Navigate to wherever you put that config file so we can move it to its final resting place. Below, mine is named wireguard-vpn.conf:
mv wireguard-vpn.conf /etc/wireguard/wireguard-vpn.conf && cd /etc/wireguard && ls
Let’s see if that bad boy works:
wg-quick up wireguard-vpn
If you connected successfully, typing ip addr show will list a new tunnel interface at the bottom with your VPN IP!
Now make it reconnect automatically on reboot:
systemctl enable wg-quick@wireguard-vpn
Reboot and hit it with another ip addr show to make sure we’re still connected to the tunnel!
Enable qbittorrent-nox #
We’re on the home stretch! Now make a service that will start qbittorrent-nox automatically on boot:
nano /etc/systemd/system/qbittorrent-nox.service
We’ll keep it super simple:
[Unit]
Description=qBittorrent-nox service
Documentation=man:qbittorrent-nox(1)
Wants=network-online.target
After=network-online.target nss-lookup.target
[Service]
Type=exec
ExecStart=/usr/bin/qbittorrent-nox
[Install]
WantedBy=multi-user.target
Now enable it and reboot to see if it works:
systemctl enable qbittorrent-nox && systemctl daemon-reload && reboot
Did it work?? You can try it by opening your web browser and typing in the local IP of the machine followed by port 8080!

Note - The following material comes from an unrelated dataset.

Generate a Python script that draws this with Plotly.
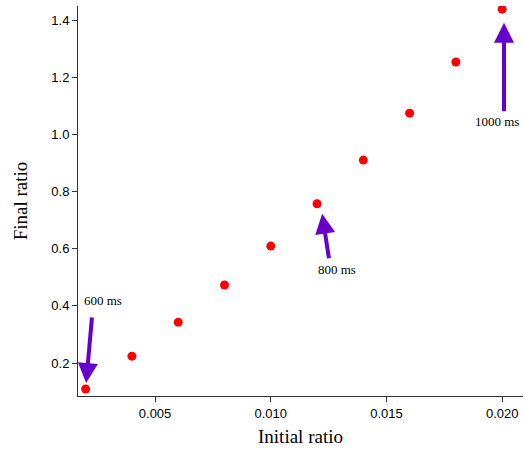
import plotly.graph_objects as go

initial_ratio = [0.002, 0.004, 0.006, 0.008, 0.010, 0.012, 0.014, 0.016, 0.018, 0.020]
final_ratio = [0.109, 0.224, 0.343, 0.473, 0.609, 0.757, 0.910, 1.074, 1.253, 1.438]

labels = ["600 ms", "800 ms", "1000 ms"]
label_x = [0.00275, 0.01285, 0.01977]
label_y = [0.417, 0.526, 1.044]
tip_x = [0.00202, 0.01222, 0.02008]
tip_y = [0.130, 0.722, 1.390]
tail_dx = [6, 7, 0]
tail_dy = [-67, 46, 90]

fig = go.Figure()
fig.add_trace(go.Scatter(x=initial_ratio, y=final_ratio, mode="markers",
                         marker=dict(color="#FF0000", size=9), showlegend=False))

arrow_color = "#6600CC"
for tx, ty, dx, dy in zip(tip_x, tip_y, tail_dx, tail_dy):
    fig.add_annotation(x=tx, y=ty, ax=dx, ay=dy, text="", showarrow=True,
                       arrowhead=2, arrowsize=1, arrowwidth=4, arrowcolor=arrow_color)
for lab, lx, ly in zip(labels, label_x, label_y):
    fig.add_annotation(x=lx, y=ly, text=lab, showarrow=False,
                       font=dict(family="Liberation Serif, Times New Roman, serif", size=13, color="black"))

axis_common = dict(showline=True, linecolor="#333333", linewidth=1, ticks="outside",
                   ticklen=5, tickcolor="#333333", showgrid=False, zeroline=False,
                   tickfont=dict(family="Arial, Liberation Sans, sans-serif", size=13, color="black"),
                   mirror=False)
title_font = dict(family="Liberation Serif, Times New Roman, serif", size=19, color="black")
fig.update_xaxes(range=[0.00167, 0.0209], tickvals=[0.005, 0.010, 0.015, 0.020],
                 ticktext=["0.005", "0.010", "0.015", "0.020"],
                 title=dict(text="Initial ratio", font=title_font, standoff=10),
                 **axis_common)
fig.update_yaxes(range=[0.0846, 1.449], tickvals=[0.2, 0.4, 0.6, 0.8, 1.0, 1.2, 1.4],
                 ticktext=["0.2", "0.4", "0.6", "0.8", "1.0", "1.2", "1.4"],
                 title=dict(text="Final ratio", font=title_font, standoff=18),
                 **axis_common)
fig.update_layout(width=524, height=451, margin=dict(l=78, r=1, t=6, b=55),
                  plot_bgcolor="white", paper_bgcolor="white")
fig.write_html("out.html", config={"displayModeBar": False},
               post_script="document.body.style.margin='0';document.body.style.padding='0';")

Bind Qbt-nox to wireguard interface #
Last step! Go to Tools -> Options -> Advanced and set the client to ONLY use the wireguard tunnel that we have created. If your VPN provides you a static IP, you can optionally set the client to ONLY use this IP as well.
Now set your download folder to your samba share in the Downloads tab.
That’s it! Now you can log in through this web interface from now on. You never have to access the container directly again. Add torrents by copying and pasting the magnet links into the webui from your phone or any other device!
Ensure that traffic is flowing through the wireguard tunnel as expected by running the iftop utility we downloaded earlier.